Matters domestic 1: - I was intrigued to see a sign in my usual supermarket (Mercadona) promising Novedades, or new product lines. These turned out to be pre-cooked pancakes and 'cocktail ice'. Which says it all really, as regards innovation. By the way, 'cocktail ice' is merely crushed ice, suitable for mojitos and the like, I guess.

Matters domestic 2:- Spaniards are reported to have recycled 358,128 tonnes of plastic last year, or three times more than a decade ago. On the surface this is impressive but I wonder how much of this simply due to the fact there's far more packaging to get shut of now than there was 10 years ago. Here, for example, is just a week's material from one person living alone, me.


As you'll note, this being early last week, there's a definite lack of Economist magazines.

4 comments:

Alfred B. Mittington said...


The root of all Spanish corruption is that, come the elections, the electorate votes as it has always voted, no matter the scandalous doings of pretty much every political party in the land. Thus, the PP will score its 30-35 %, so will the PSOE, and the regional parties (also corrupt to the bone) pick up the rest.

Spain is not a state of law but of loyalties. The old client system inherited from the Romans. And we all know how they ended...

Colin said...

Thank-you, Alfie. Spot on as ever. Yes, as tribal now as it was in . . . . Pick your date. I believe individuals have been ostracised by their family for 'changing sides'.

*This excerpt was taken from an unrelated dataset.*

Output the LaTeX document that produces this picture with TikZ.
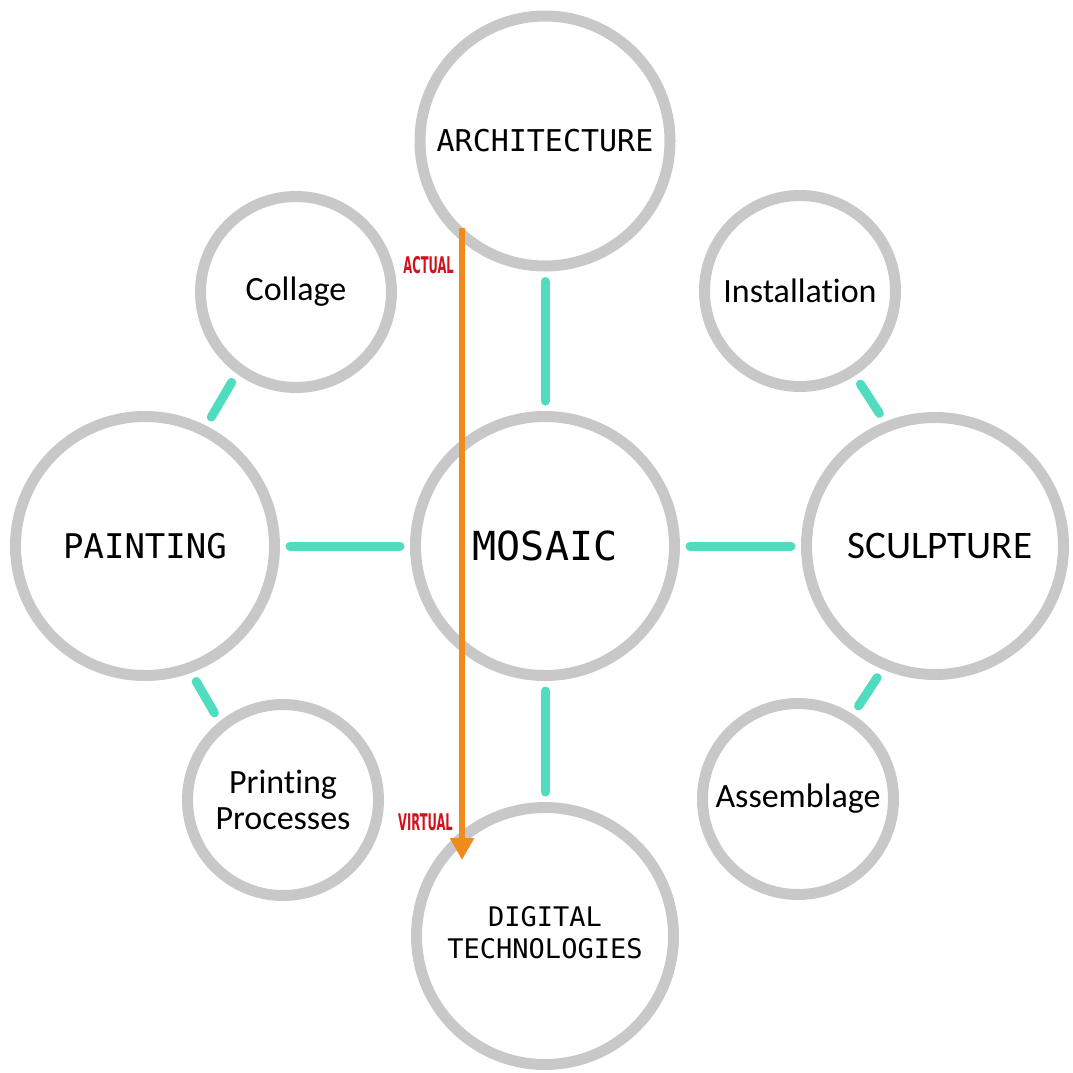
\documentclass[tikz,border=0pt]{standalone}
\usepackage{fontspec}
\usepackage{graphicx}
\setmainfont{Carlito}[Ligatures=NoCommon]
\newfontfamily\monofont{DejaVu Sans Mono}
\newfontfamily\tagfont{DejaVu Sans}
\usetikzlibrary{arrows.meta}
\definecolor{ringgray}{HTML}{C8C8C8}
\definecolor{linkteal}{HTML}{50DCBE}
\definecolor{flowor}{HTML}{F08A1C}
\definecolor{tagred}{HTML}{D0121C}

\begin{document}
\begin{tikzpicture}[x=1pt,y=-1pt,
  ring/.style={circle, draw=ringgray, line width=11pt, inner sep=0pt, align=center},
  bigring/.style={ring, minimum size=257pt},
  smallring/.style={ring, minimum size=191pt},
  monotext/.style={font=\monofont\fontsize{#1}{#1}\selectfont},
  sanstext/.style={font=\fontsize{34}{37}\selectfont},
  link/.style={draw=linkteal, line width=9pt, line cap=round, shorten <=10pt, shorten >=10pt},
  flow/.style={draw=flowor, line width=6pt, -{Triangle[width=23pt,length=22pt]}},
  tag/.style={text=tagred, inner sep=0pt, anchor=east, font=\tagfont\bfseries\fontsize{23}{23}\selectfont}
]
\useasboundingbox (0,0) rectangle (1072,1073);

% main circles
\node[bigring, minimum size=250pt, monotext=30] (arch) at (545,141) {ARCHITECTURE};
\node[bigring, minimum size=259pt, monotext=40] (mosaic) at (545,546) {MOSAIC};
\node[bigring, font=\monofont\fontsize{27}{32}\selectfont] (digital) at (545,936) {\raisebox{5pt}{\begin{tabular}{@{}c@{}}DIGITAL\\TECHNOLOGIES\end{tabular}}};
\node[bigring, minimum size=259pt, monotext=34] (painting) at (145,546) {PAINTING};
\node[bigring, font=\fontsize{39}{44}\selectfont] (sculpture) at (935,546) {\hspace*{10pt}SCULPTURE};

% satellite circles
\node[smallring, sanstext] (collage) at (296,292) {Collage};
\node[smallring, sanstext] (install) at (800,291) {Installation};
\node[smallring, font=\fontsize{34}{36}\selectfont] (printing) at (283,800) {Printing\\Processes};
\node[smallring, sanstext] (assem) at (798,799) {Assemblage};

% connectors
\draw[link] (arch) -- (mosaic);
\draw[link] (mosaic) -- (digital);
\draw[link] (painting) -- (mosaic);
\draw[link] (mosaic) -- (sculpture);
\draw[link] (collage.-126) -- (painting.63);
\draw[link] (painting.-70) -- (printing.129);
\draw[link] (install.-57) -- (sculpture.112);
\draw[link] (sculpture.-113) -- (assem.57);

% actual-to-virtual arrow
\coordinate (flowtop) at (462,228);
\coordinate (flowend) at (462,860);
\draw[flow] (flowtop) -- (flowend);
\node[tag] (actual) at (454,265) {\scalebox{0.5}[1]{ACTUAL}};
\node[tag] (virtual) at (453,822) {\scalebox{0.5}[1]{VIRTUAL}};
\end{tikzpicture}
\end{document}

But surely Rosa is whiter than white.

Perry said...

Colin,

I have difficulty in understanding the requested favour of an easy exit from the train at Pontedeume.
The station in Avenida Ferro is available on Streetview. The railway is single track & there is a passing loop & what looks like a practically disused siding diverging from the passing loop & controlled (?) from a ground frame.

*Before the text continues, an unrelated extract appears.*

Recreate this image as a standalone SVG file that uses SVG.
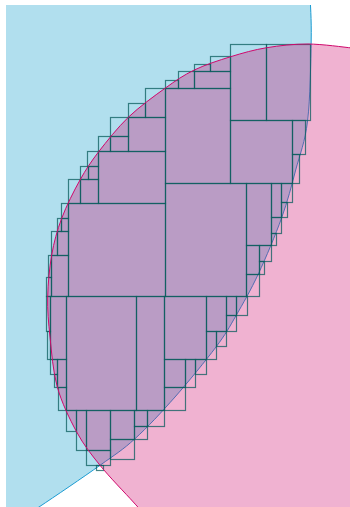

There appears to be one main platform, although there is another (shorter?) just visible in front of what might be the station building. Passing loops are sometimes fitted with spring loaded, facing & trailing points, which are set for the direction of travel & these permit the passing trains to regain the main line as the wheels pass through the spring loaded point blades of the trailing points. It's not at all clear if that is the case at Pontedeume.

The colour signalling & route setting could be controlled from a modern signal box some miles away. I do not see how the driver could make a choice of where he stopped in Pontedeume.

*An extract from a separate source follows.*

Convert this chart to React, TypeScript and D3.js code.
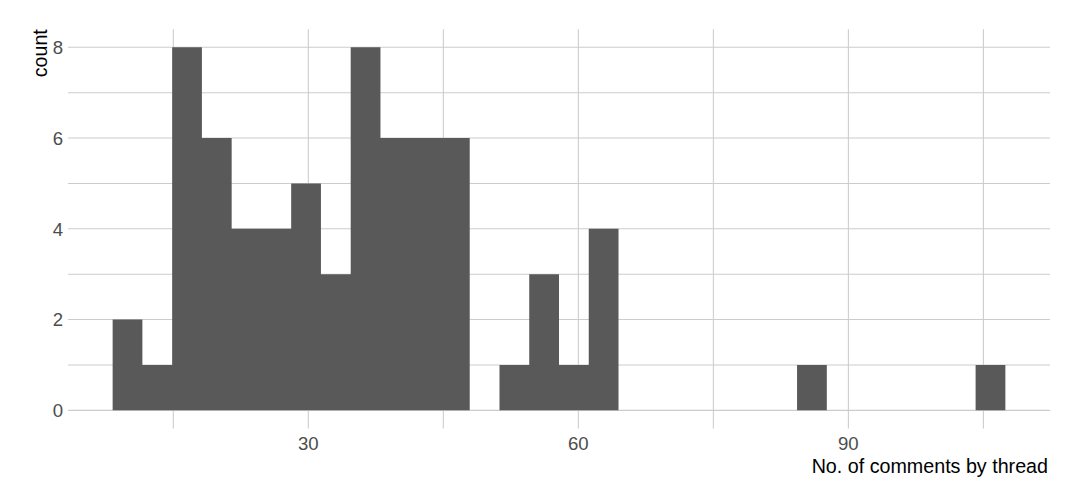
import React from "react";
import * as d3 from "d3";

const binCounts = [2, 1, 8, 6, 4, 4, 5, 3, 8, 6, 6, 6, 0, 1, 3, 1, 4, 0, 0, 0, 0, 0, 0, 1, 0, 0, 0, 0, 0, 1];
const binRange = [8.26, 107.44];
const xMajorTicks = [30, 60, 90];
const xMinorTicks = [15, 45, 75, 105];
const yMajorTicks = [0, 2, 4, 6, 8];
const yMinorTicks = [1, 3, 5, 7];
const xTitle = "No. of comments by thread";
const yTitle = "count";

export default function App() {
  const W = 1080, H = 504;
  const left = 68, right = 1050, top = 29.15, bottom = 428.5;
  const span = binRange[1] - binRange[0];
  const x = d3.scaleLinear()
    .domain([binRange[0] - span * 0.05, binRange[1] + span * 0.05])
    .range([left, right]);
  const yMax = d3.max(binCounts) as number;
  const y = d3.scaleLinear()
    .domain([-yMax * 0.05, yMax * 1.05])
    .range([bottom, top]);
  const bw = span / binCounts.length;
  const grid = "#CCCCCC";
  const font = "'Liberation Sans', Arial, sans-serif";

  const p = d3.path();
  binCounts.forEach((c, i) => {
    if (c <= 0) return;
    const x0 = x(binRange[0] + i * bw);
    const x1 = x(binRange[0] + (i + 1) * bw);
    p.rect(x0, y(c), x1 - x0, y(0) - y(c));
  });

  return (
    <svg width={W} height={H} style={{ position: "absolute", left: 0, top: 0, background: "#fff" }}>
      <rect width={W} height={H} fill="#fff" />
      <g>
        {[...yMinorTicks, ...yMajorTicks].map((t) => (
          <line key={"h" + t} x1={left} x2={right} y1={y(t)} y2={y(t)} stroke={grid} strokeWidth={1.07} />
        ))}
        {[...xMinorTicks, ...xMajorTicks].map((t) => (
          <line key={"v" + t} x1={x(t)} x2={x(t)} y1={top} y2={bottom} stroke={grid} strokeWidth={1.07} />
        ))}
      </g>
      <path d={p.toString()} fill="#595959" />
      <g fontFamily={font} fontSize={18.6} fill="#4D4D4D">
        {yMajorTicks.map((t) => (
          <text key={"yl" + t} x={63} y={y(t)} dy="0.36em" textAnchor="end">{t}</text>
        ))}
        {xMajorTicks.map((t) => (
          <text key={"xl" + t} x={x(t)} y={450} textAnchor="middle">{t}</text>
        ))}
      </g>
      <text x={1048} y={472.5} textAnchor="end" fontFamily={font} fontSize={19.7} fill="#000">{xTitle}</text>
      <text transform={`translate(46.5, ${top}) rotate(-90)`} textAnchor="end" fontFamily={font} fontSize={19.7} fill="#000">{yTitle}</text>
    </svg>
  );
}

Granted that Streetview is dated 2009 & an out-of-focus notice board suggests that improvements will have been made since then, in which case, all my speculation is pointless (groan).

Cordially,

Perry

Colin said...

Perry, My understanding is that the normal platform there is away from the station and that folk have to go down and walk across the tracks to get to it. Interestingly, the father of the family for whom the request was made was reported today to have said they made no request. The conductor suggested he call his good friend and try to arrange things. RENFE have said these things aren't decided on the train, which I can believe.

So, all in all a pointless call.

I saw a ref. to a figure of 8 at Pontedeume stations but I didn't understand it. May make sense to you.